Seçim güvenliğine tehdit
“SADAT kim tarafından besleniyor?” diye soran Karabat, “İşte deniliyor ki hedefleri arasında uluslararası pusu kurma eğitimi var. SADAT bunları neye dayanarak yapıyor? Başındaki kişi Erdoğan’a da danışmanlık yapmış aynı zamanda. Bunlar pusu danışmanlığı, sabotaj danışmanlığı yapıyor. Genel başkanda muhtemelen bu bilgilere ulaştığı için ve bunları gördüğü için buraya gidişi hızlandırmıştır. SADAT seçim güvenliğine tehdit oluşturuyor. Genel Başkan da bundan dolayı oraya gitmeyi uygun görmüştür. SADAT’a dair Meclis’te verilen soru önergeleri var. Onların cevaplarını bekleyeceğiz. Ama bunun yanında kamuoyu gündemine getirmeye devam edeceğiz. Getireceğiz çünkü seçimleri sabote edebilir” diye konuştu.

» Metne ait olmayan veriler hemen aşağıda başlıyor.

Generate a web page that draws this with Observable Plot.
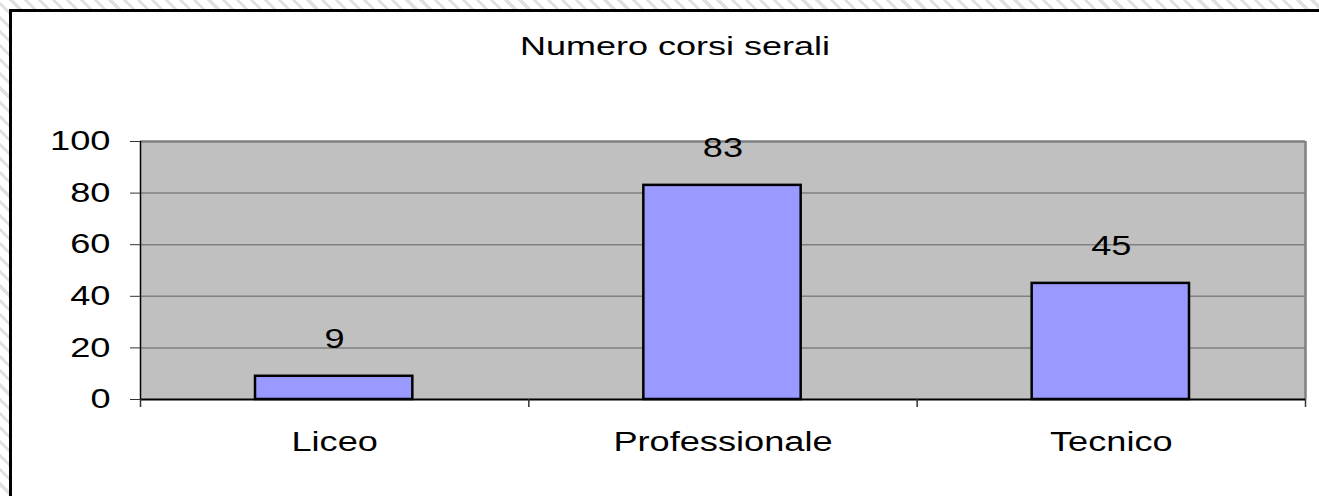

MİT ajanı Öztürk’ün itirafı
MİT ajanı olduğu ortaya çıkan Feyyaz Öztürk, Eylül 2021’de Fransız Le Point dergisine verdiği demeçte, Aslan’a yönelik suikast girişimini itiraf etti. Öztürk, 2018 yılında MİT adına hareket eden gizli bir hücrenin kendisiyle temasa geçtiğini, Ağustos 2020’de Belgrad’da bir dernekte toplantı yaptıklarını ve “Uğur” adında birinin ona “Viyanalı politikacı Berivan Aslan’ı kaos öldürmesi” görevini verdiğini söyledi. Öztürk, yaptığı itiraflarında özellikle SADAT’ın rolüne dikkat çekerek, “15 Temmuz 2016’daki başarısız darbe girişiminin ardından vatana ihanetle suçlanan binlerce istihbarat ajanı tasfiye edildi. Boşluğu doldurmak için devlet milliyetçi hücrelere veya paramiliter gruplara bel bağladı. İslamcı bir general tarafından kurulan özel güvenlik şirketi SADAT, böylece MİT’in yurt dışındaki operasyonlarında ana yüklenicilerden biri haline geldi” dedi.